LEONIDAS, king of Sparta, the seventeenth of the Agiad line. He succeeded, probably in 489 or 488 B.C., his half-brother Cleomenes, whose daughter Gorgo he married. In 480 he was sent with about 7000 men to hold the pass of Thermopylae against the army of Xerxes. The smallness of the force was, according to a current story, due to the fact that he was deliberately going to his doom, an oracle having foretold that Sparta could be saved only by the death of one of its kings: in reality it seems rather that the ephors supported the scheme half-heartedly, their policy being to concentrate the Greek forces at the Isthmus. Leonidas repulsed the frontal attacks of the Persians, but when the Malian Ephialtes led the Persian general Hydarnes by a mountain track to the rear of the Greeks he divided his army, himself remaining in the pass with 300 Spartiates, 700 Thespians and 400 Thebans. Perhaps he hoped to surround Hydarnes’ force: if so, the movement failed, and the little Greek army, attacked from both sides, was cut down to a man save the Thebans, who are said to have surrendered. Leonidas fell in the thickest of the fight; his head was afterwards cut off by Xerxes’ order and his body crucified. Our knowledge of the circumstances is too slight to enable us to judge of Leonidas’s strategy, but his heroism and devotion secured him an almost unique place in the imagination not only of his own but also of succeeding times.

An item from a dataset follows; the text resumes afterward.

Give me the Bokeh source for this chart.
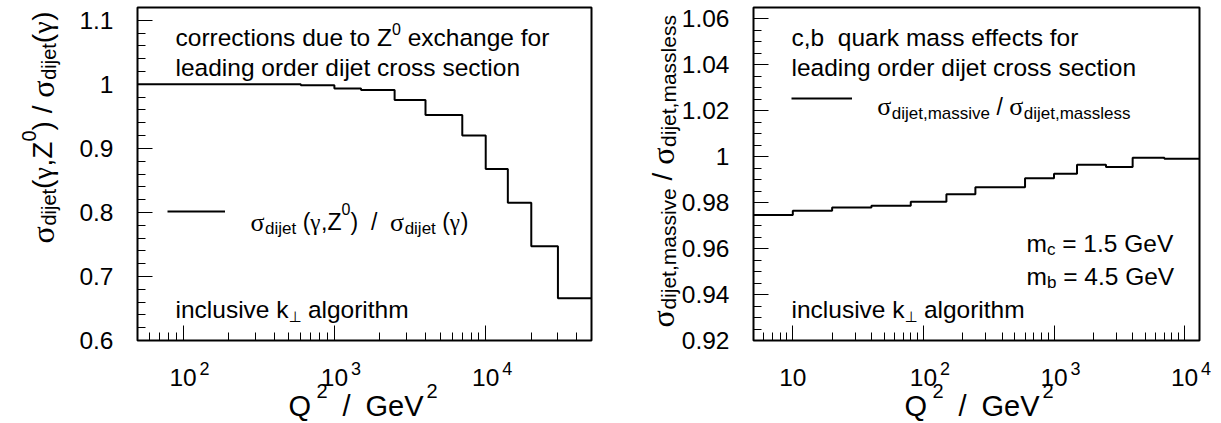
import math
import re
from bokeh.plotting import figure
from bokeh.models import FixedTicker, Label, Legend, LegendItem, BoxAnnotation
from bokeh.layouts import row
from bokeh.embed import file_html
from bokeh.resources import INLINE

# ---------------- data ----------------
# left panel: sigma_dijet(gamma,Z0)/sigma_dijet(gamma) vs Q^2 (bin edges + bin values)
q2_edges_z0 = [50, 80, 150, 250, 600, 1000, 1500, 2500, 4000, 7000, 10000, 14000, 20000, 30000, 50000]
ratio_z0 = [1.000, 1.000, 1.000, 1.000, 0.9985, 0.9935, 0.991, 0.9755, 0.952, 0.920, 0.868, 0.815, 0.747, 0.666]

# right panel: sigma_dijet,massive / sigma_dijet,massless vs Q^2
q2_edges_mass = [5, 10, 20, 40, 80, 150, 250, 600, 1000, 1500, 2500, 4000, 7000, 13000]
ratio_mass = [0.9746, 0.9765, 0.9779, 0.9787, 0.9804, 0.9837, 0.9867, 0.9906, 0.9926, 0.9965, 0.9956, 0.9996, 0.9991]

# ticks
xticks_left = [100, 1000, 10000]
xtick_labels_left = ["10", "10", "10"]
xtick_exp_left = ["2", "3", "4"]
xminor_left = [50, 60, 70, 80, 90, 200, 300, 400, 500, 600, 700, 800, 900,
               2000, 3000, 4000, 5000, 6000, 7000, 8000, 9000, 20000, 30000, 40000, 50000]
yticks_left = [0.6, 0.7, 0.8, 0.9, 1.0, 1.1]
ytick_labels_left = ["0.6", "0.7", "0.8", "0.9", "1", "1.1"]
yminor_left = [0.62, 0.64, 0.66, 0.68, 0.72, 0.74, 0.76, 0.78, 0.82, 0.84, 0.86, 0.88,
               0.92, 0.94, 0.96, 0.98, 1.02, 1.04, 1.06, 1.08, 1.12]

xticks_right = [10, 100, 1000, 10000]
xtick_labels_right = ["10", "10", "10", "10"]
xtick_exp_right = ["", "2", "3", "4"]
xminor_right = [5, 6, 7, 8, 9, 20, 30, 40, 50, 60, 70, 80, 90, 200, 300, 400, 500, 600, 700, 800, 900,
                2000, 3000, 4000, 5000, 6000, 7000, 8000, 9000]
yticks_right = [0.92, 0.94, 0.96, 0.98, 1.0, 1.02, 1.04, 1.06]
ytick_labels_right = ["0.92", "0.94", "0.96", "0.98", "1", "1.02", "1.04", "1.06"]
yminor_right = [0.925, 0.93, 0.935, 0.945, 0.95, 0.955, 0.965, 0.97, 0.975, 0.985, 0.99, 0.995,
                1.005, 1.01, 1.015, 1.025, 1.03, 1.035, 1.045, 1.05, 1.055, 1.065]

SANS = "Liberation Sans"
SERIF = "Liberation Serif"
H = 423

# approximate advance widths (1/1000 em), Arial-compatible
WID = {' ': 278, '(': 333, ')': 333, ',': 278, '/': 278, '=': 584, '.': 278,
       'a': 556, 'b': 556, 'c': 500, 'd': 556, 'e': 556, 'f': 278, 'g': 556, 'h': 556, 'i': 222,
       'j': 222, 'k': 500, 'l': 222, 'm': 833, 'n': 556, 'o': 556, 'p': 556, 'q': 556, 'r': 333,
       's': 500, 't': 278, 'u': 556, 'v': 500, 'w': 722, 'x': 500, 'y': 500, 'z': 500,
       'G': 778, 'Q': 778, 'V': 667, 'Z': 611, 'σ': 560, 'γ': 470, '⊥': 838}


def twidth(text, size):
    return sum(WID.get(ch, 556) for ch in text) * size / 1000.0


# plot-box geometry in page pixels (left, right, top, bottom), box ranges, canvas offset
LF = dict(L=137, R=591, T=7, B=340, x=(50, 50000), y=(0.6, 1.12), c0=0, w=610)
RF = dict(L=753, R=1199, T=7, B=340, x=(5, 13000), y=(0.92, 1.065), c0=610, w=611)


def to_data(fr, X, Y):
    lx0, lx1 = math.log10(fr["x"][0]), math.log10(fr["x"][1])
    xd = 10 ** (lx0 + (X - fr["L"]) / (fr["R"] - fr["L"]) * (lx1 - lx0))
    y0, y1 = fr["y"]
    yd = y0 + (fr["B"] - Y) / (fr["B"] - fr["T"]) * (y1 - y0)
    return xd, yd


def put(p, fr, text, X, Y, size, font=SANS, angle=0.0):
    xd, yd = to_data(fr, X, Y)
    p.add_layout(Label(x=xd, y=yd, x_units="data", y_units="data", text=text,
                       text_font=font, text_font_size=f"{size}px", text_color="black",
                       text_align="left", text_baseline="alphabetic", angle=angle))


def chain(p, fr, pieces, X0, Y0, vertical=False):
    pos = X0 if not vertical else Y0
    sgn = 1 if not vertical else -1
    for text, size, font, shift in pieces:
        sp = WID[' '] * size / 1000.0
        for tok in re.split(r'( {2,})', text):
            if tok == '':
                continue
            if tok.strip(' ') == '':
                pos += sgn * len(tok) * sp
                continue
            lead = len(tok) - len(tok.lstrip(' '))
            trail = len(tok) - len(tok.rstrip(' '))
            core = tok.strip(' ')
            pos += sgn * lead * sp
            if not vertical:
                put(p, fr, core, pos, Y0 + shift, size, font)
            else:
                put(p, fr, core, X0 + shift, pos, size, font, angle=math.pi / 2)
            pos += sgn * (twidth(core, size) + trail * sp)


def make_fig(fr, xt, xtl, xexp, xmin, yt, ytl, ymin):
    # the canvas is the whole frame; the plot box is drawn with the library's axes at fixed locations
    lx0, lx1 = math.log10(fr["x"][0]), math.log10(fr["x"][1])
    kx = (lx1 - lx0) / (fr["R"] - fr["L"])
    xs = 10 ** (lx0 - (fr["L"] - fr["c0"]) * kx)
    xe = 10 ** (lx1 + (fr["c0"] + fr["w"] - fr["R"]) * kx)
    y0, y1 = fr["y"]
    ky = (y1 - y0) / (fr["B"] - fr["T"])
    ys = y0 - (H - fr["B"]) * ky
    ye = y1 + fr["T"] * ky
    p = figure(width=fr["w"], height=H, x_axis_type="log", title_location=None,
               x_range=(xs, xe), y_range=(ys, ye), output_backend="svg", toolbar_location=None,
               min_border_left=0, min_border_right=0, min_border_top=0, min_border_bottom=0)
    p.xgrid.visible = False
    p.ygrid.visible = False
    p.background_fill_color = "white"
    p.border_fill_color = "white"
    p.outline_line_color = None
    p.xaxis.fixed_location = y0
    p.yaxis.fixed_location = fr["x"][0]
    p.xaxis.ticker = FixedTicker(ticks=xt, minor_ticks=xmin)
    p.yaxis.ticker = FixedTicker(ticks=yt, minor_ticks=ymin)
    p.xaxis.major_label_overrides = {t: s for t, s in zip(xt, xtl)}
    p.yaxis.major_label_overrides = {t: s for t, s in zip(yt, ytl)}
    for ax in (p.xaxis[0], p.yaxis[0]):
        ax.axis_line_color = None
        ax.major_tick_in = 15
        ax.major_tick_out = 0
        ax.minor_tick_in = 8
        ax.minor_tick_out = 0
        ax.major_tick_line_color = "black"
        ax.minor_tick_line_color = "black"
        ax.major_tick_line_width = 1
        ax.minor_tick_line_width = 1
        ax.major_label_text_font = SANS
        ax.major_label_text_font_size = "24.5px"
        ax.major_label_text_color = "black"
    p.xaxis.major_label_standoff = 28
    p.yaxis.major_label_standoff = 24
    p.add_layout(BoxAnnotation(left=fr["x"][0], right=fr["x"][1], bottom=y0, top=y1,
                               fill_color=None, line_color="black", line_width=2, line_alpha=1.0))
    # exponents of the decade tick labels
    for t, e in zip(xt, xexp):
        if e:
            p.add_layout(Label(x=t, y=y0, x_offset=16.5, y_offset=-27.5, text=e,
                               text_font=SANS, text_font_size="18px", text_color="black",
                               text_baseline="alphabetic", text_align="left"))
    return p


def add_legend(p, fr, r, X0, X1, Y):
    leg = Legend(items=[LegendItem(label=" ", renderers=[r])],
                 location=(X0 - fr["c0"], H - Y - 5),
                 padding=0, margin=0, spacing=0, glyph_width=int(round(X1 - X0)), glyph_height=10,
                 label_standoff=0, label_width=0, label_height=10, label_text_font_size="1px",
                 border_line_color=None, background_fill_alpha=0)
    p.add_layout(leg)


def x_title(p, fr, X0):
    put(p, fr, "Q", X0, 405, 29)
    put(p, fr, "2", X0 + 28, 390, 20)
    put(p, fr, "/", X0 + 54, 405, 29)
    put(p, fr, "GeV", X0 + 77, 405, 29)
    put(p, fr, "2", X0 + 138, 390, 20)


# ---------------- left panel ----------------
p1 = make_fig(LF, xticks_left, xtick_labels_left, xtick_exp_left, xminor_left,
              yticks_left, ytick_labels_left, yminor_left)
r1 = p1.step(x=q2_edges_z0, y=ratio_z0 + [ratio_z0[-1]], mode="after", line_color="black", line_width=2)
add_legend(p1, LF, r1, 166.7, 225, 210.7)

chain(p1, LF, [("corrections due to Z", 24.5, SANS, 0), ("0", 16, SANS, -8.7),
               (" exchange for", 24.5, SANS, 0)], 175, 37)
put(p1, LF, "leading order dijet cross section", 175, 66.7, 24.5)
chain(p1, LF, [("inclusive k", 24.5, SANS, 0), ("⊥", 15, "DejaVu Sans", 7.6),
               (" algorithm", 24.5, SANS, 0)], 175, 309.3)
chain(p1, LF, [("σ", 26, SERIF, 0), ("dijet", 17, SANS, 6.6), (" (", 23, SANS, 0), ("γ", 23, SERIF, 0),
               (",Z", 23, SANS, 0), ("0", 16, SANS, -13), (")  /  ", 23, SANS, 0), ("σ", 26, SERIF, 0),
               ("dijet", 17, SANS, 6.6), (" (", 23, SANS, 0), ("γ", 23, SERIF, 0), (")", 23, SANS, 0)],
      250, 221.7)
chain(p1, LF, [("σ", 32, SERIF, 0), ("dijet", 20, SANS, 6), ("(", 28, SANS, 0), ("γ", 28, SERIF, 0),
               (",Z", 28, SANS, 0), ("0", 20, SANS, -14), (") / ", 28, SANS, 0), ("σ", 32, SERIF, 0),
               ("dijet", 20, SANS, 6), ("(", 28, SANS, 0), ("γ", 28, SERIF, 0), (")", 28, SANS, 0)],
      42, 243, vertical=True)
x_title(p1, LF, 288)

# ---------------- right panel ----------------
p2 = make_fig(RF, xticks_right, xtick_labels_right, xtick_exp_right, xminor_right,
              yticks_right, ytick_labels_right, yminor_right)
r2 = p2.step(x=q2_edges_mass, y=ratio_mass + [ratio_mass[-1]], mode="after", line_color="black", line_width=2)
add_legend(p2, RF, r2, 791, 852, 97.7)

chain(p2, RF, [("c,b  quark mass effects for", 24.5, SANS, 0)], 791, 37.3)
put(p2, RF, "leading order dijet cross section", 791, 66.7, 24.5)
chain(p2, RF, [("σ", 26, SERIF, 0), ("dijet,massive", 17, SANS, 7.3), (" / ", 23, SANS, 0),
               ("σ", 26, SERIF, 0), ("dijet,massless", 17, SANS, 7.3)], 876.7, 106)
chain(p2, RF, [("m", 24.5, SANS, 0), ("c", 17, SANS, 6), (" = 1.5 GeV", 24.5, SANS, 0)], 1026, 242.7)
chain(p2, RF, [("m", 24.5, SANS, 0), ("b", 17, SANS, 6), (" = 4.5 GeV", 24.5, SANS, 0)], 1026, 276)
chain(p2, RF, [("inclusive k", 24.5, SANS, 0), ("⊥", 15, "DejaVu Sans", 7.6),
               (" algorithm", 24.5, SANS, 0)], 791, 309.3)
chain(p2, RF, [("σ", 32, SERIF, 0), ("dijet,massive", 21, SANS, 6), (" / ", 28, SANS, 0),
               ("σ", 32, SERIF, 0), ("dijet,massless", 21, SANS, 6)], 662, 327, vertical=True)
x_title(p2, RF, 904)

layout = row(p1, p2)
open("out.html", "w").write(file_html(layout, INLINE))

See Herodotus v. 39-41, vii. 202-225, 238, ix. 10; Diodorus xi. 4-11; Plutarch, Apophthegm. Lacon.; de malignitate Herodoti, 28-33; Pausanias i. 13, iii. 3, 4; Isocrates, Paneg. 92; Lycurgus, c. Leocr. 110, 111; Strabo i. 10, ix. 429; Aelian, Var. hist. iii. 25; Cicero, Tusc. disput. i. 42, 49; de Finibus, ii. 30; Cornelius Nepos, Themistocles, 3; Valerius Maximus iii. 2; Justin ii. 11. For modern criticism on the battle of Thermopylae see G. B. Grundy, The Great Persian War (1901); G. Grote, History of Greece, part ii., c. 40; E. Meyer, Geschichte des Altertums, iii., §§ 219, 220; G. Busolt, Griechische Geschichte, 2nd ed., ii. 666-688; J. B. Bury, “The Campaign of Artemisium and Thermopylae,” in British School Annual, ii. 83 seq.; J. A. R. Munro, “Some Observations on the Persian Wars, II.,” in Journal of Hellenic Studies, xxii. 294-332.